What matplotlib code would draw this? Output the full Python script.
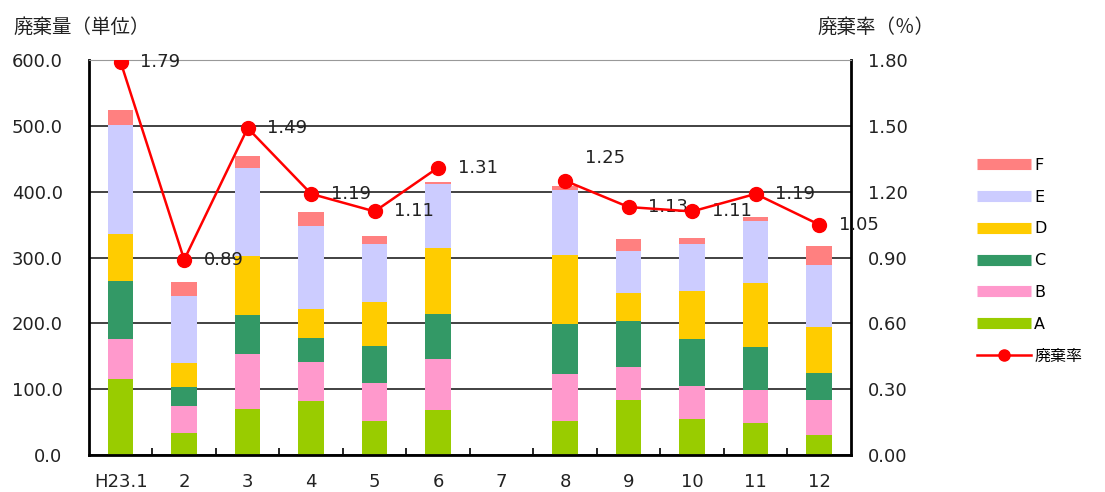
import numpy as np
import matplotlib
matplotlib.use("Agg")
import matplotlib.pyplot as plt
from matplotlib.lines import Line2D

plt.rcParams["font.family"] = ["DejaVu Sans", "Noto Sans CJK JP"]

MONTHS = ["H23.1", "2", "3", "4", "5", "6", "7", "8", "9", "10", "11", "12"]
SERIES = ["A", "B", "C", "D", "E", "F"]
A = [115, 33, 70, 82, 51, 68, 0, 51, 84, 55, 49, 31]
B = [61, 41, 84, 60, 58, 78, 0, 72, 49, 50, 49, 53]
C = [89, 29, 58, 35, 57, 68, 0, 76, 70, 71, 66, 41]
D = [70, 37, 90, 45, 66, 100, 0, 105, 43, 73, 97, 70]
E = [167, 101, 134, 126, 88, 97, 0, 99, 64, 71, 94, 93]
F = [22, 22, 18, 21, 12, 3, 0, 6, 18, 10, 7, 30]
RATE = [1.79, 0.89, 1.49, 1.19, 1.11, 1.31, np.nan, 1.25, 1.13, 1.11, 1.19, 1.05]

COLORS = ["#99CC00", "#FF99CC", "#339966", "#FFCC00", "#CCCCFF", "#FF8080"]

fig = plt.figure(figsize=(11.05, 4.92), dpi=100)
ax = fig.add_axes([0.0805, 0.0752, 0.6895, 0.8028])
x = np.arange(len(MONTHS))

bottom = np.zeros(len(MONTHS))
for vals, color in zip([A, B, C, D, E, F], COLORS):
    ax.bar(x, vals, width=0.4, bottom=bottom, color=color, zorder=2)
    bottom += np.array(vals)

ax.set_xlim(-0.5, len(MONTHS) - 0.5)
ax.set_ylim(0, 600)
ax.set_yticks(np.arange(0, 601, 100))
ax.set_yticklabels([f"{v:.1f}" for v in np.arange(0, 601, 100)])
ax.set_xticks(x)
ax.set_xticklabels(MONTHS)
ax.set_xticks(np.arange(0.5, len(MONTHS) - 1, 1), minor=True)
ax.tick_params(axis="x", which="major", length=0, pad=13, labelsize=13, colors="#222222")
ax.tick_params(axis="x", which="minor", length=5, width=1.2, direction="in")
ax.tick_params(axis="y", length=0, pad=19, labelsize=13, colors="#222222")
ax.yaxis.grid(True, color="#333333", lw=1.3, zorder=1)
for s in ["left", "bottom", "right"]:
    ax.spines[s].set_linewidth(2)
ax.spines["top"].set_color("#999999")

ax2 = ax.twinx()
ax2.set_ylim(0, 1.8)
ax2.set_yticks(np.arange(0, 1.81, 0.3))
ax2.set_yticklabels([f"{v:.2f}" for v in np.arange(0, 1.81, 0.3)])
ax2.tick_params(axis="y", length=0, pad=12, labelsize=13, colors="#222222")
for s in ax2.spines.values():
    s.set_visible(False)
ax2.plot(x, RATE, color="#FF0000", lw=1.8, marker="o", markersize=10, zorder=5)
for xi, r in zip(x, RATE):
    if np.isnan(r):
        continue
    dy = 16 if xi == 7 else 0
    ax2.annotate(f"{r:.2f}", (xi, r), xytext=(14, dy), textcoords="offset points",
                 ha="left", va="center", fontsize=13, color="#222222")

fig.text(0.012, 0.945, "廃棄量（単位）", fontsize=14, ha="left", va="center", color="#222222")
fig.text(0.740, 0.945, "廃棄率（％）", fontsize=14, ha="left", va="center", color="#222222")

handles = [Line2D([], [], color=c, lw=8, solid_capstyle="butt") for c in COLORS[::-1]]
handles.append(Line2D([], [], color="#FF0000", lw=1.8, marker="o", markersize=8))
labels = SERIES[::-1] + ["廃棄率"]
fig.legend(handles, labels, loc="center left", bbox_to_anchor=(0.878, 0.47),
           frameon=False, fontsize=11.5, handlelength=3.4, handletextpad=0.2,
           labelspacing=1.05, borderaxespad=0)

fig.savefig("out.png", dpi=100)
* * * * * * *
**Exercise objective**
Repeat the data exactly, excluding the pictures.

**Result**
What matplotlib code would draw this? Output the full Python script.
import numpy as np
import matplotlib
matplotlib.use("Agg")
import matplotlib.pyplot as plt
from matplotlib.lines import Line2D

plt.rcParams["font.family"] = ["DejaVu Sans", "Noto Sans CJK JP"]

MONTHS = ["H23.1", "2", "3", "4", "5", "6", "7", "8", "9", "10", "11", "12"]
SERIES = ["A", "B", "C", "D", "E", "F"]
A = [115, 33, 70, 82, 51, 68, 0, 51, 84, 55, 49, 31]
B = [61, 41, 84, 60, 58, 78, 0, 72, 49, 50, 49, 53]
C = [89, 29, 58, 35, 57, 68, 0, 76, 70, 71, 66, 41]
D = [70, 37, 90, 45, 66, 100, 0, 105, 43, 73, 97, 70]
E = [167, 101, 134, 126, 88, 97, 0, 99, 64, 71, 94, 93]
F = [22, 22, 18, 21, 12, 3, 0, 6, 18, 10, 7, 30]
RATE = [1.79, 0.89, 1.49, 1.19, 1.11, 1.31, np.nan, 1.25, 1.13, 1.11, 1.19, 1.05]

COLORS = ["#99CC00", "#FF99CC", "#339966", "#FFCC00", "#CCCCFF", "#FF8080"]

fig = plt.figure(figsize=(11.05, 4.92), dpi=100)
ax = fig.add_axes([0.0805, 0.0752, 0.6895, 0.8028])
x = np.arange(len(MONTHS))

bottom = np.zeros(len(MONTHS))
for vals, color in zip([A, B, C, D, E, F], COLORS):
    ax.bar(x, vals, width=0.4, bottom=bottom, color=color, zorder=2)
    bottom += np.array(vals)

ax.set_xlim(-0.5, len(MONTHS) - 0.5)
ax.set_ylim(0, 600)
ax.set_yticks(np.arange(0, 601, 100))
ax.set_yticklabels([f"{v:.1f}" for v in np.arange(0, 601, 100)])
ax.set_xticks(x)
ax.set_xticklabels(MONTHS)
ax.set_xticks(np.arange(0.5, len(MONTHS) - 1, 1), minor=True)
ax.tick_params(axis="x", which="major", length=0, pad=13, labelsize=13, colors="#222222")
ax.tick_params(axis="x", which="minor", length=5, width=1.2, direction="in")
ax.tick_params(axis="y", length=0, pad=19, labelsize=13, colors="#222222")
ax.yaxis.grid(True, color="#333333", lw=1.3, zorder=1)
for s in ["left", "bottom", "right"]:
    ax.spines[s].set_linewidth(2)
ax.spines["top"].set_color("#999999")

ax2 = ax.twinx()
ax2.set_ylim(0, 1.8)
ax2.set_yticks(np.arange(0, 1.81, 0.3))
ax2.set_yticklabels([f"{v:.2f}" for v in np.arange(0, 1.81, 0.3)])
ax2.tick_params(axis="y", length=0, pad=12, labelsize=13, colors="#222222")
for s in ax2.spines.values():
    s.set_visible(False)
ax2.plot(x, RATE, color="#FF0000", lw=1.8, marker="o", markersize=10, zorder=5)
for xi, r in zip(x, RATE):
    if np.isnan(r):
        continue
    dy = 16 if xi == 7 else 0
    ax2.annotate(f"{r:.2f}", (xi, r), xytext=(14, dy), textcoords="offset points",
                 ha="left", va="center", fontsize=13, color="#222222")

fig.text(0.012, 0.945, "廃棄量（単位）", fontsize=14, ha="left", va="center", color="#222222")
fig.text(0.740, 0.945, "廃棄率（％）", fontsize=14, ha="left", va="center", color="#222222")

handles = [Line2D([], [], color=c, lw=8, solid_capstyle="butt") for c in COLORS[::-1]]
handles.append(Line2D([], [], color="#FF0000", lw=1.8, marker="o", markersize=8))
labels = SERIES[::-1] + ["廃棄率"]
fig.legend(handles, labels, loc="center left", bbox_to_anchor=(0.878, 0.47),
           frameon=False, fontsize=11.5, handlelength=3.4, handletextpad=0.2,
           labelspacing=1.05, borderaxespad=0)

fig.savefig("out.png", dpi=100)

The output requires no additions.